- _REQUIRED WORK_
Pictures stay out of the copy. Please reproduce only the lines between the one holding "Write a Python" and the one holding "from matplotlib.ticker import FixedLocator", inclusive.
:: DATA FOR PROCESSING ::
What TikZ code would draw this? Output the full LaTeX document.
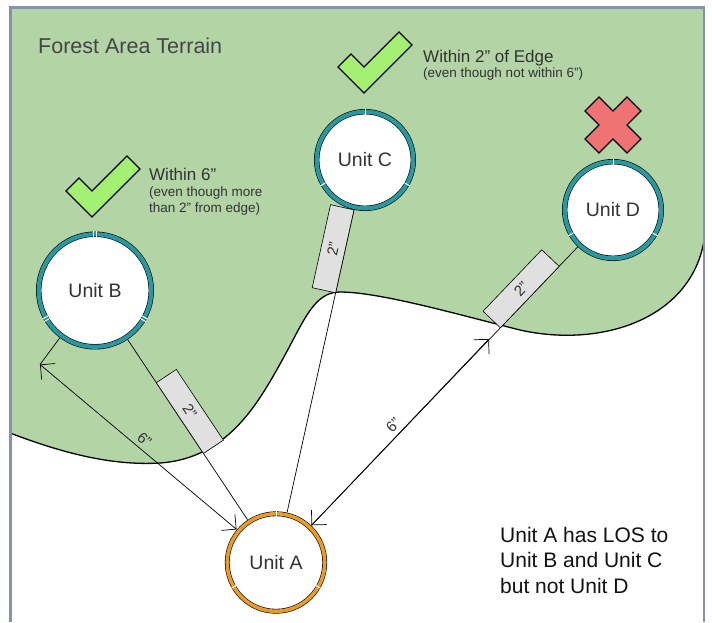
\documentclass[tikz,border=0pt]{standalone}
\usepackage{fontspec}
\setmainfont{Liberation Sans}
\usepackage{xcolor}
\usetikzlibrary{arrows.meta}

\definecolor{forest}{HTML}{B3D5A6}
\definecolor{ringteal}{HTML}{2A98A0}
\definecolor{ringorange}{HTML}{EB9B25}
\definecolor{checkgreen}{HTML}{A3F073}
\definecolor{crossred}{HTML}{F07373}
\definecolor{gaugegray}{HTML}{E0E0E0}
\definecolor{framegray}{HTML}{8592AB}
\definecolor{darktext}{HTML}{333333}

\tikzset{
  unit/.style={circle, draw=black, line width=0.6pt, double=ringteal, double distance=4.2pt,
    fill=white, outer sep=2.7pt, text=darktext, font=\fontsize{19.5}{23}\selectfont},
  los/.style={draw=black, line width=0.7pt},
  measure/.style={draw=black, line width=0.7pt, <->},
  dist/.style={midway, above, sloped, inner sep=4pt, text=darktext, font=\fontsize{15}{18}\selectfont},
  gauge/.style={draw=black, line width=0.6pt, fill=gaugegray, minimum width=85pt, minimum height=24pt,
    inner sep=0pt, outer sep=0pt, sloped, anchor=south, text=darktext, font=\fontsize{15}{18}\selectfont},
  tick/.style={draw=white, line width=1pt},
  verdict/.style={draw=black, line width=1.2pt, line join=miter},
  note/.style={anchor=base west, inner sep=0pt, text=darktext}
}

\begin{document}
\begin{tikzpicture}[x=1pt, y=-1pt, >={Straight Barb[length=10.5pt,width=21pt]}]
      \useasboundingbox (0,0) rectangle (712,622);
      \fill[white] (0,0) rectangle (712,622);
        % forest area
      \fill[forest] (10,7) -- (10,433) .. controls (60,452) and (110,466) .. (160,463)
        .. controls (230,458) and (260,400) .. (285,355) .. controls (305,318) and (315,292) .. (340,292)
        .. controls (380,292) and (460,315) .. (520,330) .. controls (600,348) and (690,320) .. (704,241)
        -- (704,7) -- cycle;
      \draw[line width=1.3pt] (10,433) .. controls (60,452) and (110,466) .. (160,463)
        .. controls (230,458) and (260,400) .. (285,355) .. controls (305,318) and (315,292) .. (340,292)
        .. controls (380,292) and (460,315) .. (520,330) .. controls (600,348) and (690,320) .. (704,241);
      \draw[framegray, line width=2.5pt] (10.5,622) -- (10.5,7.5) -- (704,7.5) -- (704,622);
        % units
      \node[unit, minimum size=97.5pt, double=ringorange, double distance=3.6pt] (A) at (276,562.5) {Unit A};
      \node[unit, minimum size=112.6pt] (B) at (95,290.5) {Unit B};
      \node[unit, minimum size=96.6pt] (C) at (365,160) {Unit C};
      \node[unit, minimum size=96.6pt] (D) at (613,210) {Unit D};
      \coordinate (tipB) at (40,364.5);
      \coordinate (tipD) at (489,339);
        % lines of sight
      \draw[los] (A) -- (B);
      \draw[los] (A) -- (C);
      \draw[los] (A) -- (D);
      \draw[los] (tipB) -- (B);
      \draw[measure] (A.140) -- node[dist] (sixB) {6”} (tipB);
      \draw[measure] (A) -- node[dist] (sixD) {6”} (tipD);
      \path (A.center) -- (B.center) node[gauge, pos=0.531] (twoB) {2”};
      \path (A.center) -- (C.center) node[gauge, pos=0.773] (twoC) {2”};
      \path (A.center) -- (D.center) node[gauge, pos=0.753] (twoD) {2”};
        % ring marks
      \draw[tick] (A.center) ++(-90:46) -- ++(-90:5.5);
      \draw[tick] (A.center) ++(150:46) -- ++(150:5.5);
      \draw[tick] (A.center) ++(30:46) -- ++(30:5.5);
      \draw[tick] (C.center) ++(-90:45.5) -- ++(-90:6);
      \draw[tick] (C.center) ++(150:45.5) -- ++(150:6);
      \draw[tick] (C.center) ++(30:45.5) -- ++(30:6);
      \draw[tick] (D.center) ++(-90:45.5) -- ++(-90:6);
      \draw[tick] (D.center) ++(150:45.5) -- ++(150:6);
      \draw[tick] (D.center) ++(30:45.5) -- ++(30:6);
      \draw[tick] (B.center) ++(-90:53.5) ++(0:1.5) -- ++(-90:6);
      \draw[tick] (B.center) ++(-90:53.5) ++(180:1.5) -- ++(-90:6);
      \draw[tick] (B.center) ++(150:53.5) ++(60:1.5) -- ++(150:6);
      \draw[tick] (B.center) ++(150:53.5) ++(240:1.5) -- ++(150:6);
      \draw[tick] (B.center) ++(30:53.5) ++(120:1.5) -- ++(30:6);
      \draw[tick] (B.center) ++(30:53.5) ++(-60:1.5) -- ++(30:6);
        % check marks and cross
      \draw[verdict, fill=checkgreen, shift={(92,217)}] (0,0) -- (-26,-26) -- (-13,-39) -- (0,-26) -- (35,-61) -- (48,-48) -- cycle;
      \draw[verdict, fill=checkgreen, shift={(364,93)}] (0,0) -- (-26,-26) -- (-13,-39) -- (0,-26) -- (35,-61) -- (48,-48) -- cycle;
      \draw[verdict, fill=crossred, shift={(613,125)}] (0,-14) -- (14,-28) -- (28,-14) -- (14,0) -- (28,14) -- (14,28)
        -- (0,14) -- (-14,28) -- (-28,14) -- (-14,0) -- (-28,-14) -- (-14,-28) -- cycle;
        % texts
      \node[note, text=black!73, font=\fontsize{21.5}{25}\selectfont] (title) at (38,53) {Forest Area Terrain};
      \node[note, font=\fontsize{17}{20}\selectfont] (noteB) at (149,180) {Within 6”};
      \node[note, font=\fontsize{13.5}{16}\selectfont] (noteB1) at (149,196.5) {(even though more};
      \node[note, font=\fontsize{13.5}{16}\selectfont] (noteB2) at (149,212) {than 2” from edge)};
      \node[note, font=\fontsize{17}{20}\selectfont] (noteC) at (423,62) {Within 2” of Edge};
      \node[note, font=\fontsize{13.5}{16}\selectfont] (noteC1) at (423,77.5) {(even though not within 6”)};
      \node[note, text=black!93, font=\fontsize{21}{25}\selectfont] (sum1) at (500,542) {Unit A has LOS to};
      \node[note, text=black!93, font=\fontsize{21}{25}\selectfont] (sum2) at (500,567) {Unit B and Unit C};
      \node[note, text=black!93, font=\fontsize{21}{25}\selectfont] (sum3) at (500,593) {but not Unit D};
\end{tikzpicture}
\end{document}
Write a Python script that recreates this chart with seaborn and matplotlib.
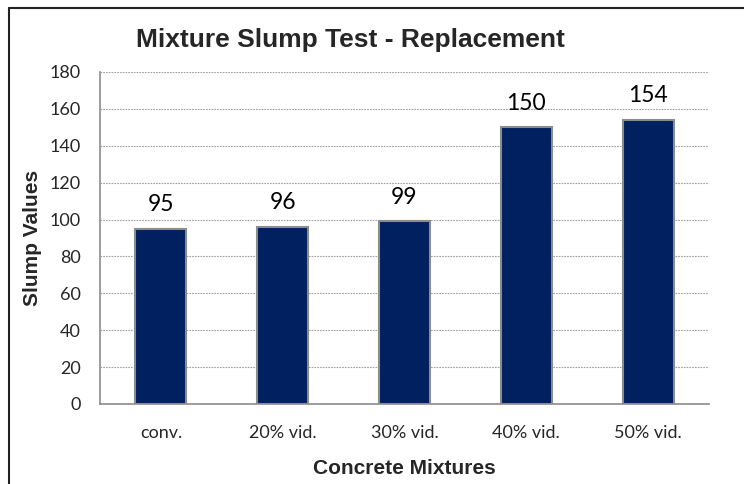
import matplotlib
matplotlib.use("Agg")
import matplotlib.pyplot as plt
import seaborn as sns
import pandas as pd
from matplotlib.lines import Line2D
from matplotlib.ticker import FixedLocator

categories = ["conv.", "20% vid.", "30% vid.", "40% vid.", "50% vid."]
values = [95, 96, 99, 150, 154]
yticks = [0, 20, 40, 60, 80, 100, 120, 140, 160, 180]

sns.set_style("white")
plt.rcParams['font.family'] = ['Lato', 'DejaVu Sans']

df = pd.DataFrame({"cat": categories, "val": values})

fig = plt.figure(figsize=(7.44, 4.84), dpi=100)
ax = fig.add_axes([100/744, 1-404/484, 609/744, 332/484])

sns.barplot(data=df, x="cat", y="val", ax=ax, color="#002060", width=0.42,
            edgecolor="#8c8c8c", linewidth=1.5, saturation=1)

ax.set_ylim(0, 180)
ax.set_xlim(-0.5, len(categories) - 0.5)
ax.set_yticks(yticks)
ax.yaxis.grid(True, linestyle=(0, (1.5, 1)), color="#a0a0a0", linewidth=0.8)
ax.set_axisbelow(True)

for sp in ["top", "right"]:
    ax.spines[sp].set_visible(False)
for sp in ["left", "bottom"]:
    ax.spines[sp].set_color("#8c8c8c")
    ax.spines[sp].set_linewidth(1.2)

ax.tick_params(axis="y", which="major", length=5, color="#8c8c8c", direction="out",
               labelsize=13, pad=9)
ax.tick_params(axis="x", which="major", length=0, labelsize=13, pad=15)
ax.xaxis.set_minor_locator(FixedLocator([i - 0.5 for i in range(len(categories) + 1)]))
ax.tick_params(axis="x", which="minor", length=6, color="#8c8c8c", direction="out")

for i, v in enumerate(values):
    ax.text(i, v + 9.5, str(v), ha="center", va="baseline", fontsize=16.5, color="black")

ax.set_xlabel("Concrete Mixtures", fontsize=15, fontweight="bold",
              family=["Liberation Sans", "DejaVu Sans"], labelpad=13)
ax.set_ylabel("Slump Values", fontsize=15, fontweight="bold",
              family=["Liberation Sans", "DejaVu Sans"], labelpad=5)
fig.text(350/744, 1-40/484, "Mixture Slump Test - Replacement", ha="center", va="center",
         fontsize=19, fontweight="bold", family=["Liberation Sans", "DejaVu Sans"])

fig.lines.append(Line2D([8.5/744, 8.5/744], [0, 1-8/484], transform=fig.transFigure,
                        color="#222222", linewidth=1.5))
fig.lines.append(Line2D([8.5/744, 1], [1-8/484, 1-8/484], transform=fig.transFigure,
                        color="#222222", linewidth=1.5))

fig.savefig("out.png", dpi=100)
:::
- _FINAL RESULT_
Write a Python script that recreates this chart with seaborn and matplotlib.
import matplotlib
matplotlib.use("Agg")
import matplotlib.pyplot as plt
import seaborn as sns
import pandas as pd
from matplotlib.lines import Line2D
from matplotlib.ticker import FixedLocator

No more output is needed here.